I met a friend who works for a fund management company for breakast on the way into work this morning and we got talking about executive pay. Notably they said that their house seemed to be voting against or abstaining on more remuneration reports than last season. One of their principal gripes was incentive schemes that pay out for median performance. You heard - you get an extra slug for being nothing special, just bang in the middle. What's more, they said, in the bigger companies some of these schemes can pay out pretty serious multiples of salary at the median (up to 250%).
Personally I'm not shocked, because I know this bit of the world, but I'm surprised how few people realise this kind of thing goes on and that their savings are being used to support it. But more on that later.
We also talked about the impact of the shareholder vote on pay which the Government institued in 2003. Broadly we agreed that it had led to more engagement over pay, but had not dealt at all with the scale of rewards. They were also sceptical that, as some claim, there was now more linkage to performance. For one the example of big payouts for median performance suggests otherwise. In addition they said that since the vote has been in place we have had largely benign market conditions (2003 was the bottom of the post TMT bubble bear market). A rising tide not only floats all boats, it also inflates all pay packages. They said that we would need to see a prolonged period of poor returns across the market to see just how performance-related rewards were.
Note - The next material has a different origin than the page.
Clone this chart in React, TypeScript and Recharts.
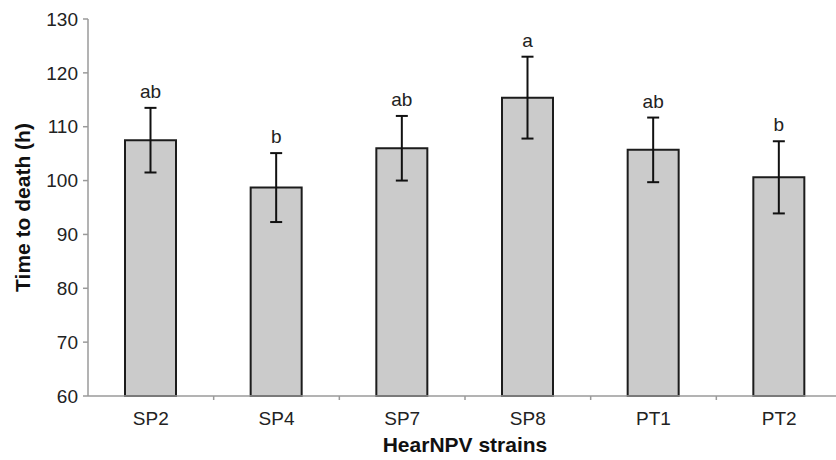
import React from 'react';
import { BarChart, Bar, XAxis, YAxis, ErrorBar, LabelList } from 'recharts';

// Tiempo hasta la muerte por cepa
const strains = ['SP2', 'SP4', 'SP7', 'SP8', 'PT1', 'PT2'];
const meanHours = [107.5, 98.7, 106.0, 115.4, 105.7, 100.6];
const errHours = [6.0, 6.4, 6.0, 7.6, 6.0, 6.7];
const letters = ['ab', 'b', 'ab', 'a', 'ab', 'b'];
const yTicks = [60, 70, 80, 90, 100, 110, 120, 130];

const data = strains.map((s, i) => ({
  strain: s,
  mean: meanHours[i],
  err: errHours[i],
  letter: letters[i],
}));

const FONT = '"Liberation Sans", Arial, sans-serif';
const AXIS_GRAY = '#9a9a9a';

const XTick = (props: any) => {
  const { x, y, payload, index } = props;
  const half = payload.offset || 0;
  return (
    <g>
      {index > 0 && (
        <line x1={x - half} x2={x - half} y1={y - 8} y2={y - 4} stroke={AXIS_GRAY} strokeWidth={1.5} />
      )}
      <text x={x} y={y + 21} textAnchor="middle" fontSize={19} fontFamily={FONT} fill="#222">
        {payload.value}
      </text>
    </g>
  );
};

const LetterLabel = (props: any) => {
  const { x, y, width, height, index } = props;
  const d = data[index];
  const pxPerUnit = height / (d.mean - 60);
  const errTop = y - d.err * pxPerUnit;
  return (
    <text x={x + width / 2} y={errTop - 10} textAnchor="middle" fontSize={19} fontFamily={FONT} fill="#222">
      {d.letter}
    </text>
  );
};

const App: React.FC = () => {
  return (
    <div style={{ position: 'absolute', left: 0, top: 0, width: 836, height: 460, overflow: 'hidden', background: '#fff' }}>
      <BarChart width={842} height={460} data={data} margin={{ top: 19, right: 0, left: 0, bottom: 0 }}>
        <XAxis
          dataKey="strain"
          height={64}
          tickLine={false}
          tick={<XTick />}
          axisLine={{ stroke: AXIS_GRAY, strokeWidth: 1.5 }}
          label={{
            content: (p: any) => {
              const vb = p.viewBox;
              return (
                <text x={vb.x + vb.width / 2} y={vb.y + 56} textAnchor="middle" fontSize={21} fontWeight="bold" fontFamily={FONT} fill="#111">
                  HearNPV strains
                </text>
              );
            },
          }}
        />
        <YAxis
          width={88}
          domain={[60, 130]}
          ticks={yTicks}
          interval={0}
          tickSize={5}
          tickMargin={5}
          tick={{ fontSize: 19, fontFamily: FONT, fill: '#222' }}
          axisLine={{ stroke: AXIS_GRAY, strokeWidth: 1.5 }}
          tickLine={{ stroke: AXIS_GRAY, strokeWidth: 1.5 }}
          label={{
            content: (p: any) => {
              const vb = p.viewBox;
              const cx = vb.x + 22;
              const cy = vb.y + vb.height / 2;
              return (
                <text x={cx} y={cy} transform={`rotate(-90, ${cx}, ${cy})`} textAnchor="middle" dominantBaseline="central" fontSize={21} fontWeight="bold" fontFamily={FONT} fill="#111">
                  Time to death (h)
                </text>
              );
            },
          }}
        />
        <Bar dataKey="mean" fill="#cbcbcb" stroke="#1c1c1c" strokeWidth={2} barSize={51} isAnimationActive={false}>
          <ErrorBar dataKey="err" width={6} stroke="#111" strokeWidth={2} isAnimationActive={false} />
          <LabelList dataKey="letter" content={<LetterLabel />} />
        </Bar>
      </BarChart>
    </div>
  );
};

export default App;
This then led on to a broader discussion of what the pay vote was intended to a achieve. Was it simply to provide accountability to shareholders (ultimately in practice this means fund managers) or was it also meant to rein awards in? If it was the latter I think we can conclude that it has failed. A more cynical argument I have heard is that it was a clever bit of policy intended to take the heat out of the executive pay issue by appearing to offer a market solution. Obviously it could be all three, as different groups involved in devising and delivering the policy had different objectives.
More broadly it did bring me back to my previously stated view that shareholder voting on executive pay - as it stands now at least - has the unhelpful effect of legitimising high rewards with unchallenging targets. It suggests that the problem is at the margin - those very few companies that lose the vote, or see a significant level of opposition. Why would a company that gets a 90% plus vote in favour of their policy conclude they need to change anything? And how do journalists with little knowledge of exec pay interpret such figures?
This is why I strongly believe that the delegation of voting by pension funds and others to fund managers is a serious mistake. It means that an important political issue is dealt with by block voting by the City. So next time you see directors get away with trousering millions where the company has been poorly run, ask yourself what you have actually done to address the problem. If you have a company pension, or an ISA, somewhere along the line your slug of shares are being voted on these pay policies. Do you know how they are being used and are you putting any pressure on your fund manager? If not do you really have any grounds to complain?